All’inizio, dopo avere citato, è la prima volta che fo citazioni, Machado e Ungaretti, ecco la poesia che apre il rituale.

 

PROLOGO

 

Sì, scenderò verso di te suolo terrestre

non zolla ed erba ma pietra ed asfalto

dal respiro alterato persistente.

Mia placenta deforme ed ostinata

mostro paziente di maternità.

Farò ancora un ritorno da siderali pensieri

onde resti frenato il suicidio di carne.

Ma tu devi capirlo tu base culla

e ventre che questa mia materia

è stanca come la tua in quanto che

per esserti fedele io non posso non

addossarmi la tua stessa età.

IL SENTIMENTO DELLA STORIA

Decido, ispirata anche dai ritorni degli incontri con Franco Manescalchi, di pubblicare in uno dei suoi “Quaderni di Novecento Poesia”, alcune cose già apparse a stampa.

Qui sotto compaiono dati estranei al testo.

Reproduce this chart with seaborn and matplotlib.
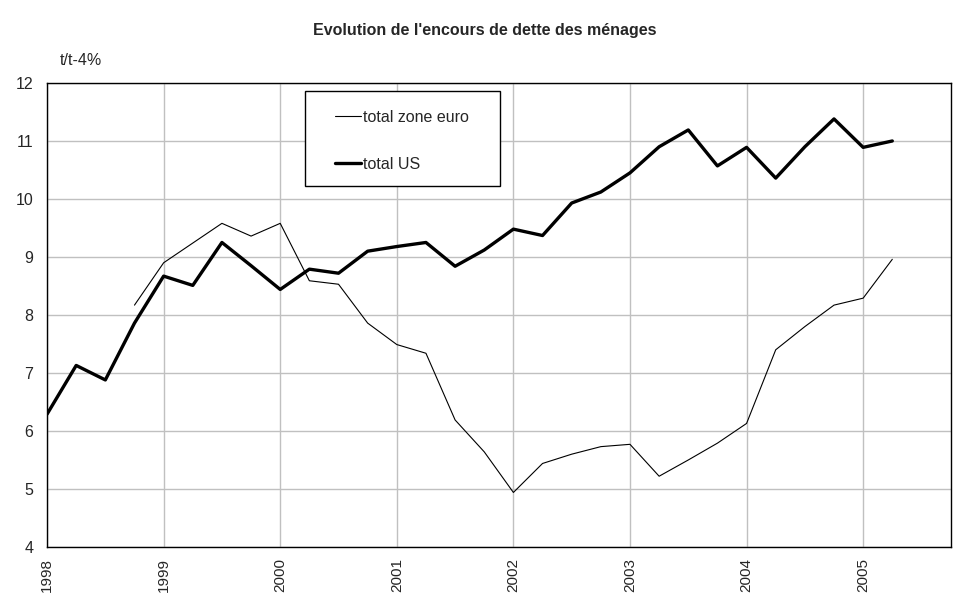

Un poemetto su Anna Frank, mia coetanea, “E’ ancora il tempo di Anna”, chiestomi dalla poetessa e cantante Nina Maroccolo. Poi “Parla la mia amica Antigone”, testo di partecipazione a una lezione, presso la passata Associazione Novecento, di Erika Bresci e Giuseppe Baldassarre. Infine “Stop alla alienazione”, risposta in parafrasi a “Stop alla guerra” di Ferruccio Brugnaro. La prima composizione veniva dalla Rivista “Dibattito Democratico” di Pistoia, la seconda dall’Antologia “Slanci e partecipazione” della Bastogi di Foggia, la terza da uno dei miei tanti giornalini artigianali, uno di quelli con copertina azzurra, dedicato all’Associazione Giardino dei Ciliegi.

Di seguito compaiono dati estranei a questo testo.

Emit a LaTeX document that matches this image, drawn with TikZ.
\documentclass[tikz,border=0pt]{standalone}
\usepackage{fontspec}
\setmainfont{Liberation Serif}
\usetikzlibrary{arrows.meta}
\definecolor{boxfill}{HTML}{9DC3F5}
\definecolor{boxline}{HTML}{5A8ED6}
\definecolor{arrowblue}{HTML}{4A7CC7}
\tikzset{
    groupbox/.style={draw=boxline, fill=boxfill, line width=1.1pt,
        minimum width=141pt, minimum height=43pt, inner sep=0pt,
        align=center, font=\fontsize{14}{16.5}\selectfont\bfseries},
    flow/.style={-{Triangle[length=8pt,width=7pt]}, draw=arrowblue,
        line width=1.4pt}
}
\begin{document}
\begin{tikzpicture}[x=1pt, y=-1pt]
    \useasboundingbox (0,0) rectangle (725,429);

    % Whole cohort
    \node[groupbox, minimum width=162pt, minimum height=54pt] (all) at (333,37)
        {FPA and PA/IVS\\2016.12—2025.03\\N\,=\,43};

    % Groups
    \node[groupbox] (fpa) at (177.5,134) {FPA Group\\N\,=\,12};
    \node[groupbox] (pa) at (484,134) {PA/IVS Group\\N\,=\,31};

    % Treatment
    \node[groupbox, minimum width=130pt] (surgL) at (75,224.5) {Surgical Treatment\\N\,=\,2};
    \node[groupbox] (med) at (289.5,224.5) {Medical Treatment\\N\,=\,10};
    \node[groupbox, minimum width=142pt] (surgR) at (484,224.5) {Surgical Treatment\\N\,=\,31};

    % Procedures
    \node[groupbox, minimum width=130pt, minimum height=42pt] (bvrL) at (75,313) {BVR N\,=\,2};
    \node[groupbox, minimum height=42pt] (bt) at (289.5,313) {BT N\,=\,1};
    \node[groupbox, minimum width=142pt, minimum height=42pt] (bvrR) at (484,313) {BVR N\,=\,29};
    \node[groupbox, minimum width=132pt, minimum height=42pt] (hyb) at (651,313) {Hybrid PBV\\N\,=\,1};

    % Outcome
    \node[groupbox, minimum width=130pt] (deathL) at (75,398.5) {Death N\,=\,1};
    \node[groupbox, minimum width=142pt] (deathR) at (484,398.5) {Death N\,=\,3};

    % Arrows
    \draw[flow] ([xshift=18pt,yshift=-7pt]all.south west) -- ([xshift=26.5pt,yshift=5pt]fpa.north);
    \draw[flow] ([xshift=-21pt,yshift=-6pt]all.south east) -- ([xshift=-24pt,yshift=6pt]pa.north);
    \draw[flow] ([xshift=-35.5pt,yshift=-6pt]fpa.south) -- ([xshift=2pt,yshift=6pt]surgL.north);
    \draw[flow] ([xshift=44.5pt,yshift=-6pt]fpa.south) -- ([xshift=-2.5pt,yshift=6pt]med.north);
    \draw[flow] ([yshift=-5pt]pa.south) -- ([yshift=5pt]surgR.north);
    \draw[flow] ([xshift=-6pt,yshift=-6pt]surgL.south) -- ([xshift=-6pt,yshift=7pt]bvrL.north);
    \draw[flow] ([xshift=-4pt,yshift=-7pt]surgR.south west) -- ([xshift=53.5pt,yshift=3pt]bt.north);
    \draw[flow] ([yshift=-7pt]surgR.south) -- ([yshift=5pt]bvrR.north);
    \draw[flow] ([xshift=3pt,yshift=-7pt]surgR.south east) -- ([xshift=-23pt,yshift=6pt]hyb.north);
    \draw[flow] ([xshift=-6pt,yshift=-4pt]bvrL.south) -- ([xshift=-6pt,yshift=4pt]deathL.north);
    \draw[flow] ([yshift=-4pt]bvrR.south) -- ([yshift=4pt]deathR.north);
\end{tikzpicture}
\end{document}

 “E’ ancora il tempo di Anna” è diviso in sezioni. Prendo dall’ultima che si chiama

 

ORA CHIEDIAMO LA SALVEZZA A TE ANNA FRANK

 

E’ nata la presenza distruttiva del kamikaze.

E’ stata ammessa con cinismo dai Cesari attuali

la somiglianza il gemellaggio fra la guerra e la pace.

Noi siamo attoniti e fortemente ti pensiamo.

Bisogna d’ora in poi che siano resi silenziosi

il tuo ricordo e il tuo nome e tu lasciata nella

tua pietra mitica al sole al vento alla pioggia.

Tu sei per noi e rimani fonte e adolescenza.

Tu sei e rimani attesa senza tensione né fine.